Doing the wave
When I was in college, I brought some friends home one weekend to see the sights of rural America. As we drove through my hometown, they would frequently look and ask who someone was, and seemed increasingly puzzled when I could identify by name only about half of the people. Finally, I asked why they thought I knew all those people. "Well, you waved at them", they pointed out. For the first time I realized that most people don't habitually wave, especially with the style and protocol of rural America.
Waving is one of the first social skills we learn. I can still remember our son as a toddler standing motionless as a neighbor drove by, while Jan and I urged him to wave, and then frantically pumping his arm after the car was far down the road. Waving "bye-bye" is an early triumph when mastered, and I think we never lose the enjoyment of seeing a response to our wave.
Different personalities find expression in different waves. The Standard Wave- hand open, palm forward- can be modified by folding one or more fingers slightly for personal expression. n addition, the number and intensity of wrist movements can make even Standard waves a message as expressive as a carefully selected T-shirt. I personally favor the first finger erect with neighboring digits drooping increasingly with faint boredom. This formation is given one, and at most two, sharp wrist twists before freezing in a dignified salute. It is a wave that says at once "I Do Too Know What I'm Doing!"
Rarely seen among men, but popular among women, especially those with names like Melanie or Trish, is the Bye-Bye Wave. It starts like a Standard, but the fingers remain together and are bent in unison like a chorus line of frantic actors taking a bow. The effect of this wave can be made even more syrupy by cupping the fingers, making the movements smaller and/or faster, or (max sweetness) executing the wave beside the face. Women who adopt this style should remember, however, that there is a hazy line between "cute" and "come hither" in the minds of many farmers.
Waving while driving requires a degree of sophistication. A higher plane of social status can be expressed by the Wheel Wave, in which the hand does not leave the steering wheel, and only those fingers interested in being friendly stand up and say hi. This technique reaches its utmost aloofness with a single index finger at half-mast, while the rest of the body remains absolutely still. Such provocative waving caused the introduction of the Head Wave, in which the head is jerked up sharply and returned slowly to position. This is a "Power" wave and can be mildly challenging. It should be used only when you can back it up. Another variation is the Shooter, index finger pointed with thumb raised, not unlike our first simulated firearm as a child. Given the current social climate, use of this form can get your head blown mistakenly off.

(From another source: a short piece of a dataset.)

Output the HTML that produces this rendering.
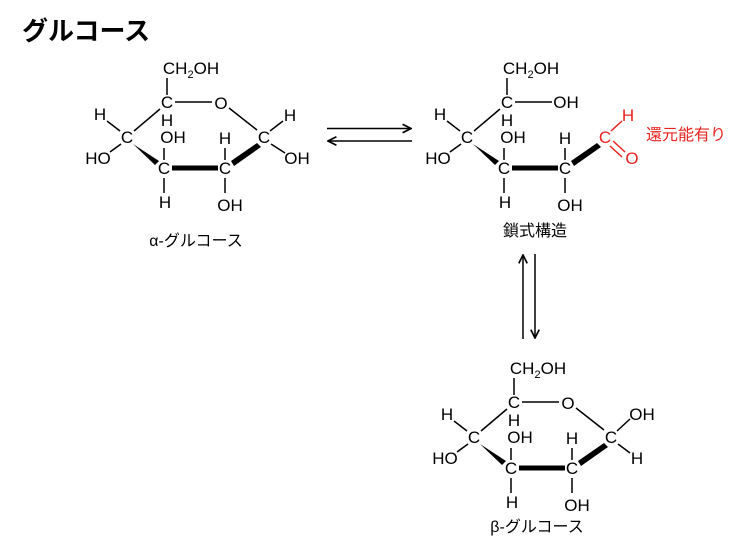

In many social situations, correct choice of wave can speak volumes. Downgrading a neighbor from a 3-Shake Standard to 2-Finger Wheel Wave lets him know, without unpleasant verbalizing, that it's time he returned the chain saw he borrowed three years ago. Not waving at all, even after eye contact, or worse yet, failing to return an obviously seen wave is a singular affront and can only be interpreted as the greatest displeasure. Once during planting, I was staring off into the distance with the pained look of a farmer trying to remember something important, and a good friend passed waving cheerfully. He was down the road before it registered on me. It took me four years to cajole him back into good relations. Conversely, I have a friend who uses a Full-Open Standard with Quintuple Twist, and it's impossible not to smile back after such an energetic display of friendliness.
Equally important is knowing when to wave. Beginners can use these simple rules of thumb:
1. Wave every time. (The "Early and Often" Rule) If you're hauling corn and pass a neighbor building fence every 25 minutes, wave each time. If you make eye contact and don't wave, he'll wonder what he did. Combining close to a busy road allows use of the No-Hands Wave as necessary, but waving is still expected in polite communities. The most difficult situation occurs when working in a field next to a neighbor, and your rounds synchronize with the neighbor to cause repetitive meetings at the end. This can be tricky- it's hard not to wave. Compounding the problem is timing- waving when your neighbor is looking and vice-versa. To save time and energy, I always pretend to fix a chain until we are out of sync.
2. Wave in the rearview mirror when passing. Passing someone on a country road can be seen as a put-down and a wave can prevent hard feelings.
3. Waves are non-discriminating. Everyone, especially strangers, deserves a wave. Besides its fun to watch them turn to see whom you are. Even though it marks me for a farmer, I love to wave in cities. It drives the urban paranoids frantic.
All of these things are, of course, second nature to well-bred rural citizens. But I think that, with gentle persistence, we could set an example for the rest of America. Such an effort would raise the amiability of our urban colleagues. Furthermore, it is my belief that taking time to wave politely would also make them better drivers.